I think what you're saying is that Trinity was destined to be VLIW-4, so Cayman eases that transition. But what's the point of making Trinity VLIW-4 instead of -5?
 
VLIW-4 was designed for 32nm node, which was promised for Q4/2009 (but cancelled at that time). I believe the initial plan was to launch complete VLIW-4 32nm family in late Q1/2010. It wouldn't make sense to base Trinity on VLIW-5, which would be EOLed at that time of Trinity's launch.
 
Oh, finally an easy question, thanks! :)
APUs are about accelerated processing, they're not about making discrete 3D accelerators obsolete for gaming. So, it really is the OpenCL part that matters: robustness, predictable performance and whatever else AMD though was worth being improved in Cayman upon Cypress. Don't know - maybe even the RBEs are making more effective use of bandwidth. Something which would be a good thing for bw starved APUs.

Except for some games, where it doesn't matter anyway, asymmetric VLIW5 does not seem to compare favourably to the symmetric VLIW4 approach in Cayman. And the vector cores in GCN have identical functionality also - so having that kind of animal out in the field probably helps the driver team to identify some tricks before either GCN or Trinity launches.

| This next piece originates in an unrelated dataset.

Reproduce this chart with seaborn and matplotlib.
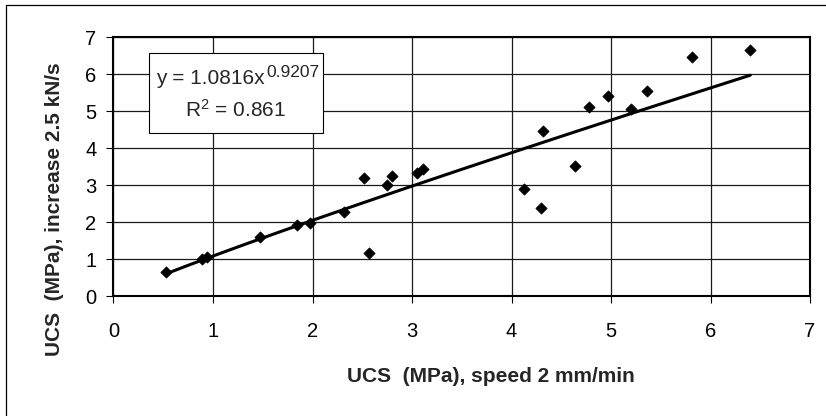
import numpy as np
import pandas as pd
import matplotlib
matplotlib.use("Agg")
import matplotlib.pyplot as plt
from matplotlib.patches import Rectangle
from matplotlib.lines import Line2D
import seaborn as sns

# ---- data ----
ucs_speed = [0.53, 0.89, 0.94, 1.47, 1.845, 1.97, 2.32, 2.52, 2.57, 2.75, 2.80,
             3.05, 3.11, 4.13, 4.30, 4.315, 4.64, 4.78, 4.97, 5.20, 5.36, 5.81, 6.40]
ucs_rate = [0.66, 0.99, 1.06, 1.60, 1.92, 1.98, 2.28, 3.18, 1.17, 2.99, 3.25,
            3.33, 3.43, 2.90, 2.39, 4.46, 3.52, 5.12, 5.40, 5.07, 5.54, 6.48, 6.66]
fit_coef = 1.0816
fit_exp = 0.9207
fit_r2 = 0.861
x_ticks = [0, 1, 2, 3, 4, 5, 6, 7]
y_ticks = [0, 1, 2, 3, 4, 5, 6, 7]
x_label = "UCS  (MPa), speed 2 mm/min"
y_label = "UCS  (MPa), increase 2.5 kN/s"

df = pd.DataFrame({"x": ucs_speed, "y": ucs_rate})
xs = np.linspace(min(ucs_speed), max(ucs_speed), 200)
trend = pd.DataFrame({"x": xs, "y": fit_coef * xs ** fit_exp})

sns.set_style("ticks")
plt.rcParams["font.family"] = ["Liberation Sans", "DejaVu Sans"]
plt.rcParams["mathtext.fontset"] = "custom"
plt.rcParams["mathtext.rm"] = "Liberation Sans"
plt.rcParams["mathtext.default"] = "regular"

W, H = 826, 416
fig = plt.figure(figsize=(W / 100, H / 100), dpi=100)
AX_L, AX_R, AX_T, AX_B = 113.5, 810.0, 37.3, 296.0
ax = fig.add_axes([AX_L / W, 1 - AX_B / H, (AX_R - AX_L) / W, (AX_B - AX_T) / H])

sns.lineplot(data=trend, x="x", y="y", ax=ax, color="black", linewidth=2.2, zorder=3)
sns.scatterplot(data=df, x="x", y="y", ax=ax, marker="D", s=33, color="black",
                edgecolor="black", linewidth=0.5, zorder=4)

ax.set_xlim(0, 7)
ax.set_ylim(0, 7)
ax.set_xticks(x_ticks)
ax.set_yticks(y_ticks)
ax.grid(True, color="#1a1a1a", linewidth=0.9)
ax.set_axisbelow(True)
for sp in ax.spines.values():
    sp.set_visible(True)
    sp.set_color("black")
    sp.set_linewidth(1.5)
ax.tick_params(axis="x", direction="out", length=5, width=0.8, pad=14,
               labelsize=14.5, colors="black")
ax.tick_params(axis="y", direction="out", length=4.8, width=0.8, pad=7.5,
               labelsize=14.5, colors="black")

ax.set_xlabel(x_label, fontsize=15, fontweight="bold", va="center", ha="center")
ax.xaxis.set_label_coords(0.542, -0.31)
ax.set_ylabel(y_label, fontsize=15, fontweight="bold", va="center", ha="center")
ax.yaxis.set_label_coords(-0.0854, 0.336)


def px_x(p):
    return (p - AX_L) / (AX_R - AX_L)


def px_y(p):
    return (AX_B - p) / (AX_B - AX_T)


# equation box
bx0, bx1 = px_x(149), px_x(322.7)
by0, by1 = px_y(133), px_y(53)
ax.add_patch(Rectangle((bx0, by0), bx1 - bx0, by1 - by0, transform=ax.transAxes,
                       facecolor="white", edgecolor="black", linewidth=0.8, zorder=5))
ax.text(px_x(265), px_y(83.5), "y = %sx" % fit_coef,
        transform=ax.transAxes, ha="right", va="baseline", fontsize=15, zorder=6)
ax.text(px_x(266.5), px_y(77), "%s" % fit_exp,
        transform=ax.transAxes, ha="left", va="baseline", fontsize=12.5, zorder=6)
ax.text((bx0 + bx1) / 2, px_y(116.7), "R$^{2}$ = %s" % fit_r2,
        transform=ax.transAxes, ha="center", va="baseline", fontsize=15, zorder=6)

# outer chart border (left and top visible)
fig.add_artist(Line2D([6 / W, 6 / W, 1], [0, 1 - 5 / H, 1 - 5 / H],
                      transform=fig.transFigure, color="black", linewidth=0.9))

fig.savefig("out.png", dpi=100)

Edit: The OpenCL driver also has a preferred vector width of 4.
 
CarstenS said:
Oh, finally an easy question, thanks! :)
APUs are about accelerated processing, they're not about making discrete 3D accelerators obsolete for gaming. So, it really is the OpenCL part that matters: robustness, predictable performance and whatever else AMD though was worth being improved in Cayman upon Cypress. Don't know - maybe even the RBEs are making more effective use of bandwidth. Something which would be a good thing for bw starved APUs.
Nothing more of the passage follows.